I agree...x-nay the hard reeds.
Ok so, in the oboe world I think we've been brainwashed (by the single reed world) that the hardness of reed you play is directly related to how accomplished a player you are. Tsk Tsk Tsk, I say.

Get this: a hard stuffy reed, while it may allow one to feel that they have a nice dark tone, is only fooling the player. A hard reed vibrates *less* right? So to the listeners in the hall, it just sounds like an oboe player who can't attack properly, and whose tone doesn't project.

In my opinion, one should play on a reed that is *almost* vibrating too much. In other words, a complete (stable) 3-octave crow, that has just, just been cleaned up, so that it doesn't rattle. That way, one can play loud and soft, with complete ease. There's no restriction on this type of reed.
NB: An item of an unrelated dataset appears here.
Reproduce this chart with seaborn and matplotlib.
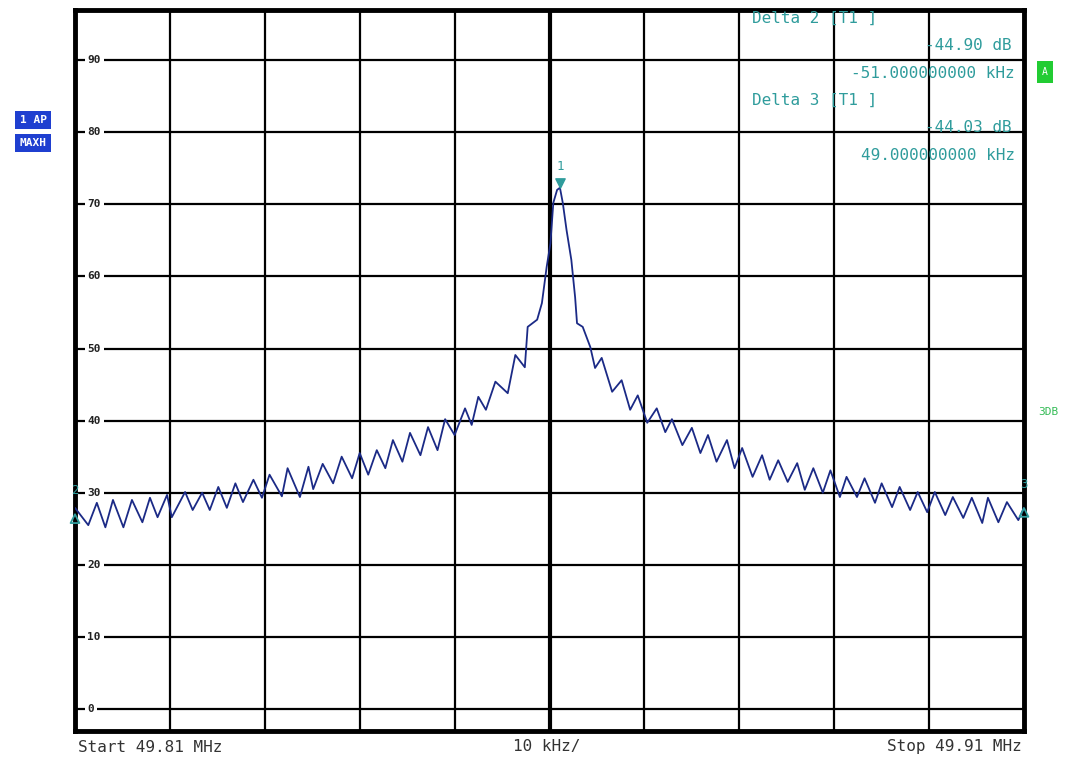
import pandas as pd
import matplotlib
matplotlib.use("Agg")
import matplotlib.pyplot as plt
import seaborn as sns

# trace: offset from 49.81 MHz start (kHz) and level (dB)
freq_khz = [0.0, 1.4, 2.3, 3.2, 4.0, 5.1, 6.0, 7.1, 7.9, 8.7, 9.7, 10.2, 11.6, 12.4,
            13.4, 14.2, 15.1, 16.0, 16.9, 17.7, 18.8, 19.7, 20.5, 21.8, 22.4, 23.7,
            24.6, 25.1, 26.1, 27.2, 28.1, 29.2, 30.0, 30.9, 31.8, 32.7, 33.5, 34.5,
            35.3, 36.4, 37.2, 38.2, 39.0, 40.0, 41.1, 41.8, 42.5, 43.3, 44.3, 45.6,
            46.4, 47.4, 47.7, 48.7, 49.2, 49.7, 50.1, 50.4, 50.8, 51.1, 51.4, 51.8,
            52.3, 52.7, 52.9, 53.5, 54.3, 54.8, 55.5, 56.6, 57.6, 58.5, 59.3, 60.3,
            61.3, 62.2, 62.9, 64.0, 65.0, 65.9, 66.7, 67.6, 68.7, 69.5, 70.3, 71.4,
            72.4, 73.2, 74.1, 75.1, 76.1, 76.9, 77.8, 78.8, 79.6, 80.6, 81.3, 82.4,
            83.2, 84.3, 85.0, 86.1, 86.9, 88.0, 88.8, 89.8, 90.6, 91.7, 92.5, 93.6,
            94.5, 95.6, 96.2, 97.3, 98.2, 99.4, 100.0]
level_db = [27.9, 25.5, 28.6, 25.2, 29.0, 25.2, 29.0, 25.9, 29.3, 26.6, 29.7, 26.6, 30.1, 27.6,
            30.0, 27.6, 30.8, 27.9, 31.3, 28.7, 31.8, 29.3, 32.5, 29.5, 33.4, 29.4,
            33.6, 30.5, 34.0, 31.3, 35.0, 32.0, 35.5, 32.5, 35.9, 33.4, 37.3, 34.3,
            38.3, 35.2, 39.1, 35.9, 40.2, 38.0, 41.7, 39.4, 43.3, 41.5, 45.4, 43.8,
            49.1, 47.4, 53.0, 54.0, 56.3, 61.3, 64.6, 70.2, 72.0, 72.3, 70.2, 66.4,
            62.3, 57.1, 53.5, 53.0, 50.2, 47.3, 48.7, 44.0, 45.6, 41.5, 43.5, 39.7,
            41.7, 38.4, 40.2, 36.6, 39.0, 35.5, 38.0, 34.3, 37.3, 33.4, 36.2, 32.2,
            35.2, 31.8, 34.5, 31.5, 34.1, 30.4, 33.4, 30.0, 33.1, 29.4, 32.2, 29.4,
            32.0, 28.6, 31.3, 28.0, 30.8, 27.6, 30.1, 27.3, 30.1, 26.9, 29.4, 26.5,
            29.3, 25.8, 29.3, 25.9, 28.7, 26.2, 27.9]

# markers: 1 = peak, 2 and 3 = delta markers at the span edges
marker_names = ["1", "2", "3"]
marker_khz = [51.1, 0.0, 100.0]
marker_db = [72.3, 27.4, 28.27]

y_labels = [0, 10, 20, 30, 40, 50, 60, 70, 80, 90]
readout = ["Delta 2 [T1 ]", "-44.90 dB", "-51.000000000 kHz",
           "Delta 3 [T1 ]", "-44.03 dB", "49.000000000 kHz"]

df = pd.DataFrame({"freq": freq_khz, "level": level_db})

sns.set_style("white")
mono = ["DejaVu Sans Mono"]
teal = "#2f9c9c"

fig = plt.figure(figsize=(10.67, 7.65), dpi=100)
ax = fig.add_axes([75 / 1067, 34 / 765, 949 / 1067, 721 / 765])

ax.set_xlim(0, 100)
ax.set_ylim(-3.05, 96.95)
ax.set_xticks(range(0, 101, 10))
ax.set_yticks(y_labels)
ax.grid(True, color="black", lw=1.6)
ax.axvline(50, color="black", lw=3, zorder=1)
ax.tick_params(left=False, bottom=False, labelleft=False, labelbottom=False)
for s in ax.spines.values():
    s.set_linewidth(3.5)
    s.set_color("black")

# level labels sit inside the grid, breaking the lines
for v in y_labels:
    ax.text(1.3, v, str(v), fontsize=8, family=mono, fontweight="bold", color="#222222",
            va="center", ha="left", zorder=3,
            bbox=dict(facecolor="white", edgecolor="none", pad=2))

sns.lineplot(data=df, x="freq", y="level", ax=ax, color="#1b2a86", lw=1.3,
             zorder=4, legend=False)
ax.set_xlabel("")
ax.set_ylabel("")

# marker symbols
ax.scatter(marker_khz[0], marker_db[0] + 0.7, marker="v", s=45, color=teal, zorder=5, clip_on=False)
ax.text(marker_khz[0], marker_db[0] + 2.9, marker_names[0], color=teal, fontsize=9,
        family=mono, ha="center", va="center")
for n, f, d in zip(marker_names[1:], marker_khz[1:], marker_db[1:]):
    ax.scatter(f, d - 1.0, marker="^", s=40, facecolor="none", edgecolor=teal,
               lw=1.3, zorder=5, clip_on=False)
    ax.text(f, d + 2.9, n, color=teal, fontsize=9, family=mono, ha="center", va="center")

# marker readout block
fx = lambda px: px / 1067
fy = lambda py: 1 - py / 765
fig.text(fx(752), fy(18), readout[0], color=teal, fontsize=11.5, family=mono, va="center")
fig.text(fx(1012), fy(45), readout[1], color=teal, fontsize=11.5, family=mono, va="center", ha="right")
fig.text(fx(1015), fy(73), readout[2], color=teal, fontsize=11.5, family=mono, va="center", ha="right")
fig.text(fx(752), fy(100), readout[3], color=teal, fontsize=11.5, family=mono, va="center")
fig.text(fx(1012), fy(127), readout[4], color=teal, fontsize=11.5, family=mono, va="center", ha="right")
fig.text(fx(1015), fy(155), readout[5], color=teal, fontsize=11.5, family=mono, va="center", ha="right")

# bottom annotations
fig.text(fx(78), fy(747), "Start 49.81 MHz", fontsize=11.5, family=mono, color="#333333", va="center")
fig.text(fx(547), fy(747), "10 kHz/", fontsize=11.5, family=mono, color="#333333", va="center", ha="center")
fig.text(fx(1022), fy(747), "Stop 49.91 MHz", fontsize=11.5, family=mono, color="#333333", va="center", ha="right")

# side labels
fig.text(fx(33), fy(120), "1 AP", fontsize=8, family=mono, fontweight="bold", color="white",
         ha="center", va="center", bbox=dict(facecolor="#1f3fd0", edgecolor="none", pad=3))
fig.text(fx(33), fy(143), "MAXH", fontsize=8, family=mono, fontweight="bold", color="white",
         ha="center", va="center", bbox=dict(facecolor="#1f3fd0", edgecolor="none", pad=3))
fig.text(fx(1045), fy(72), "A", fontsize=7, family=mono, color="white",
         ha="center", va="center", bbox=dict(facecolor="#22cc33", edgecolor="none", pad=4))
fig.text(fx(1048), fy(412), "3DB", fontsize=8, family=mono, color="#33bb55",
         ha="center", va="center")

fig.savefig("out.png", dpi=100, facecolor="white")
You can do anything.

...and it's good for your sanity too. The feeling you get when you forget that you're playing a reed, or even the oboe, and that you're making m-u-s-i-c.....is priceless.


Reply To Message
 Re: Oboe and emphysema or COPD
Author: oboist 
Date:   2006-10-29 17:12


Reply To Message
 Re: Oboe and emphysema or COPD
Author: oboemelli 
Date:   2006-11-09 15:28

I am very sorry to hear this news. Now it's got me thinking, we could all be at high risk with it!

"People imagine they can reach one another. In reality they only pass each other by"- Schubert.

Reply To Message
 Re: Oboe and emphysema or COPD
Author: Duduk Player 
Date:   2019-12-20 00:42

Dear Caroline,

I have been diagnosed with COPD after using C-PAP for sleep apnea for six months. A second opinion was that I did not have COPD, but did have lower lung dysfunction. My inspiratory volume is twice what my expiratory volume is. I agree with JRJINSA that you might look for another culprit. What is the air quality where you live? Is there a family history of lung disease? I wouldn't give up the oboe that you love until you are sure that is the culprit. My research also has lead me to believe that double reed instrumentalists have lower rates of lung disease, and that playing a double reed instrument mimicks the breathing exercises recommended for COPD lung diseases, i.e. pursed lip breathing.

I would like to get off C-PAP for sleep apnea, since it does cause air trapping. (The science is in its infancy.) One of the recommended natural treatments is learning to play the Didgeridoo, an aboriginal double-reed instrument. Not crazy about the sound. So I purchased a duduk, which is an ancient Armenian double-reed instrument made of Apricot wood that has a lovely deep mellow sound.

The other posts are also helpful, in that it is possible that certain techniques in playing may exacerbate inflammation, the major culprit. So use of softer reeds may be helpful.

I am neither a doctor or musician, but am looking for natural treatments that do not end up exacerbating one condition or the other, in my case sleep apnea and lower lung dysfunction.

But look further for a culprit, and for how you can continue to play your oboe in a manner that would not increase inflammation, the culprit in COPD.